* RECORD EXTRACTS *
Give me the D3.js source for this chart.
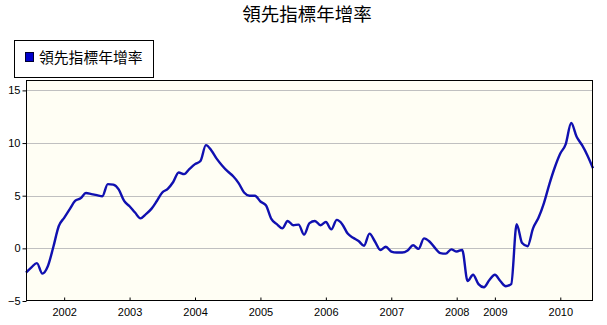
<!DOCTYPE html>
<html>
<head>
<meta charset="utf-8">
<script src="https://cdn.jsdelivr.net/npm/d3@7"></script>
<style>
  body { margin: 0; background: #fff; }
  text { font-family: "Liberation Sans", Arial, sans-serif; }
  .cjk { font-family: "Noto Sans CJK TC", "Noto Sans CJK SC", sans-serif; }
</style>
</head>
<body>
<svg></svg>
<script>
"use strict";

const title = "領先指標年增率";
const seriesName = "領先指標年增率";

// monthly points, starting mid 2001 (category axis)
const values = [
  -2.3, -1.8, -1.4, -2.4, -1.7, 0.1, 2.1, 2.9, 3.7, 4.5,
  4.75, 5.25, 5.15, 5.05, 4.95, 6.1, 6.05, 5.6, 4.5, 4.0,
  3.4, 2.85, 3.25, 3.75, 4.5, 5.3, 5.65, 6.3, 7.2, 7.05,
  7.55, 8.0, 8.3, 9.8, 9.3, 8.5, 7.85, 7.3, 6.85, 6.2,
  5.3, 5.0, 5.0, 4.45, 4.1, 2.8, 2.3, 1.9, 2.6, 2.2,
  2.25, 1.3, 2.4, 2.6, 2.2, 2.5, 1.8, 2.7, 2.3, 1.4,
  1.0, 0.7, 0.25, 1.4, 0.65, -0.15, 0.15, -0.3, -0.4, -0.4,
  -0.2, 0.3, -0.05, 0.95, 0.65, 0.05, -0.45, -0.5, -0.1, -0.3,
  -0.15, -3.1, -2.5, -3.4, -3.7, -3.0, -2.5, -3.1, -3.6, -3.4,
  2.3, 0.5, 0.2, 1.9, 2.9, 4.3, 6.1, 7.7, 9.0, 9.9,
  11.9, 10.6, 9.8, 8.8, 7.6
];

const yearLabels = ["2002", "2003", "2004", "2005", "2006", "2007", "2008", "2009", "2010"];
const yearIndex = [7, 19, 31, 43, 55, 67, 79, 86, 98];
const yTicks = [-5, 0, 5, 10, 15];

const width = 607;
const height = 325;
const plot = { left: 26, right: 593, top: 80, bottom: 301 };

const svg = d3.select("svg").attr("width", width).attr("height", height);

const xScale = d3.scaleLinear()
  .domain([0, values.length - 1])
  .range([plot.left, plot.right]);

const yScale = d3.scaleLinear()
  .domain([-5, 16])
  .range([plot.bottom, plot.bottom - 21 * 10.53]);

// title
svg.append("text")
  .attr("class", "cjk")
  .attr("x", 307)
  .attr("y", 21)
  .attr("text-anchor", "middle")
  .style("font-size", "18.5px")
  .attr("fill", "#000")
  .text(title);

// legend
svg.append("rect")
  .attr("x", 14.5).attr("y", 40.5)
  .attr("width", 139).attr("height", 37)
  .attr("fill", "#fff").attr("stroke", "#000");
svg.append("rect")
  .attr("x", 25.5).attr("y", 52.5)
  .attr("width", 8).attr("height", 9)
  .attr("fill", "#0000cc").attr("stroke", "#000033");
svg.append("text")
  .attr("class", "cjk")
  .attr("x", 39)
  .attr("y", 63)
  .style("font-size", "14.8px")
  .attr("fill", "#000")
  .text(seriesName);

// plot background
svg.append("rect")
  .attr("x", plot.left).attr("y", plot.top)
  .attr("width", plot.right - plot.left).attr("height", plot.bottom - plot.top)
  .attr("fill", "#fffef4");

// grid
svg.append("g")
  .selectAll("line")
  .data(yTicks.filter((d) => d > -5))
  .join("line")
  .attr("x1", plot.left).attr("x2", plot.right)
  .attr("y1", (d) => Math.round(yScale(d)) + 0.5)
  .attr("y2", (d) => Math.round(yScale(d)) + 0.5)
  .attr("stroke", "#c0c0c0");

// line
const line = d3.line()
  .x((d, i) => xScale(i))
  .y((d) => yScale(d))
  .curve(d3.curveMonotoneX);

svg.append("path")
  .datum(values)
  .attr("d", line)
  .attr("fill", "none")
  .attr("stroke", "#1010b0")
  .attr("stroke-width", 2.4)
  .attr("stroke-linejoin", "round");

// frame
svg.append("rect")
  .attr("x", plot.left + 0.5).attr("y", plot.top + 0.5)
  .attr("width", plot.right - plot.left - 1).attr("height", plot.bottom - plot.top - 1)
  .attr("fill", "none").attr("stroke", "#000");

// axes
const yAxis = d3.axisLeft(yScale)
  .tickValues(yTicks)
  .tickSize(4)
  .tickPadding(2);

svg.append("g")
  .attr("transform", `translate(${plot.left + 0.5},0)`)
  .call(yAxis)
  .call((g) => g.select(".domain").remove())
  .call((g) => g.selectAll("text").style("font-size", "11px").attr("fill", "#000"));

const xAxis = d3.axisBottom(xScale)
  .tickValues(yearIndex)
  .tickFormat((d, i) => yearLabels[i])
  .tickSizeInner(-3)
  .tickSizeOuter(0)
  .tickPadding(8);

svg.append("g")
  .attr("transform", `translate(0,${plot.bottom - 0.5})`)
  .call(xAxis)
  .call((g) => g.select(".domain").remove())
  .call((g) => g.selectAll("text").style("font-size", "11px").attr("fill", "#000"));
</script>
</body>
</html>
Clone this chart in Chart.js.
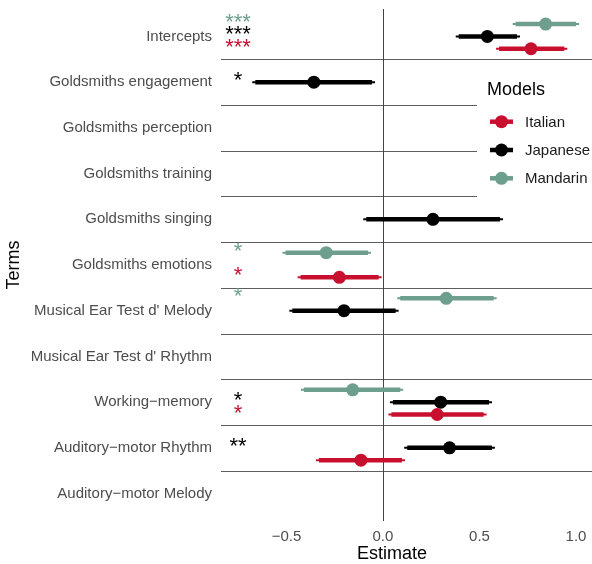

* STATED EXERCISE *
Scan the material above for the word "chart". Copy each line where it occurs.

* EXERCISE ANSWER *
Give me the D3.js source for this chart.
Clone this chart in Chart.js.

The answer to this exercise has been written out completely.